Pandora Media Inc (NYSE:P) is buying a physical radio station, though not WKRP of sitcom fame. Can the Internet radio pioneer save itself by going back to the old way of doing things?
Opening the Box
Pandora Media Inc (NYSE:P) is probably the best known of the Internet “radio” stations, streaming personalized radio stations to its 200 million users. The company has a database of music that it has coded with markers that show how each song is interrelated. A customer puts in a song or artist that they like and then the database starts streaming music with similar markers.

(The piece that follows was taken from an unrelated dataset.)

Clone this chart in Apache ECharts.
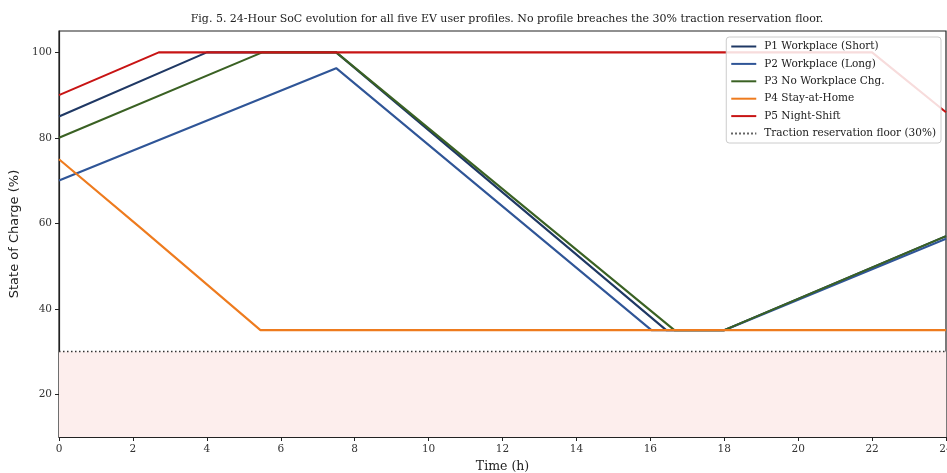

The free version of Pandora Media Inc (NYSE:P) is supported by advertising. The music streamed to paid subscribers isn’t interrupted by ads. Although very similar to a regular radio station, it offers far more personalization. Pandora Media Inc (NYSE:P) offers both a desirable and technologically interesting service.
The Pressure is on
That said, there’s nothing special about streaming music, which is why me-too services have been popping up. Now, however, Pandora Media Inc (NYSE:P) faces a notable threat from Apple Inc. (NASDAQ:AAPL), which is launching iTunes Radio. Up until now, Internet radio stations largely had to be sought out, just like Pandora. With Apple Inc. (NASDAQ:AAPL) providing a native app for radio, many of Pandora’s customers are going to have an easy alternative already installed on their Apple devices.
For Apple, the allure is clear–it increases the company’s services and advertising revenue. That’s a more annuity-like stream of income and it shifts the company away from a reliance on bringing out hot new tech toys to support the top and bottom lines. Also it helps protect, and perhaps grow, the company’s online music sales since iTunes and iTunes Radio will be tightly connected.

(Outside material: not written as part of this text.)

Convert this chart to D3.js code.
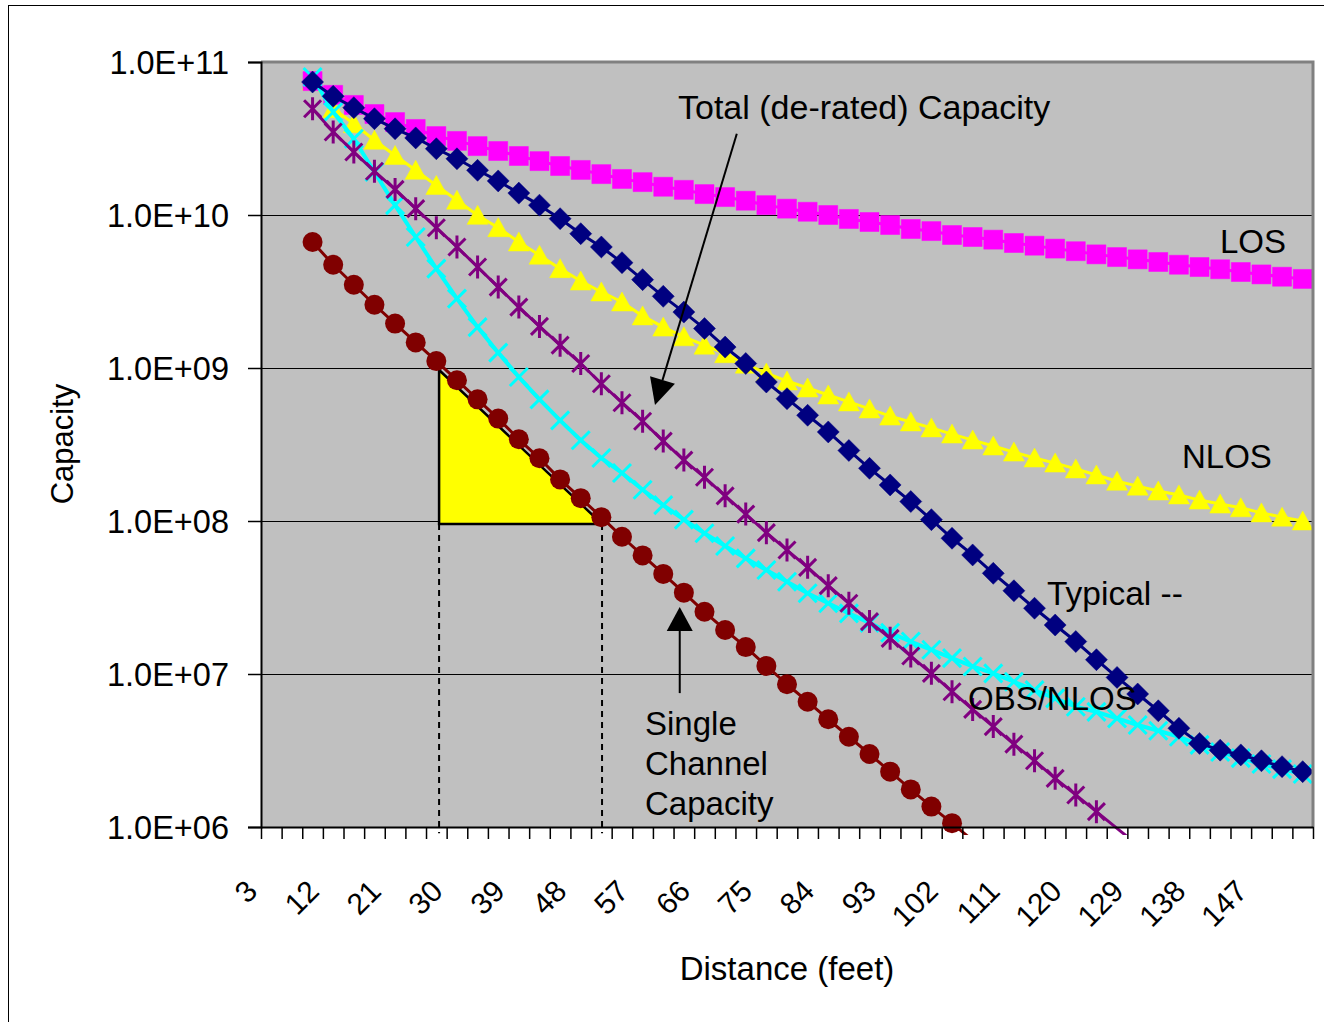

Don’t look for iTunes Radio to change Apple Inc. (NASDAQ:AAPL)’s business when it finally gets launched later this year. However, it is an important step in the company’s transition from a fast growth to a more mature, and likely slower growth, entity. Still, with a solid top line, robust bottom line, and a share price still well off of its highs, Apple stock could be a good turnaround option. And the around 2.8% dividend yield and stock buyback plans pay investors to stick around.
Not Making Money
If Pandora Media Inc (NYSE:P) were profitable, the Apple threat would be less daunting. Although the company’s top line has grown each year, so too has the size of its loss. That’s not a sustainable trend. While iTunes Radio won’t put Pandora out of business, it certainly won’t help the money losing operation.
The purchase of KXMZ-FM in Rapid City South Dakota is an attempt to cut costs, or least keep them in check. Because Pandora is an online only service, it has to pay higher rates for the music it plays. That puts it at a competitive disadvantage to competitors who have both a physical presence and an online presence.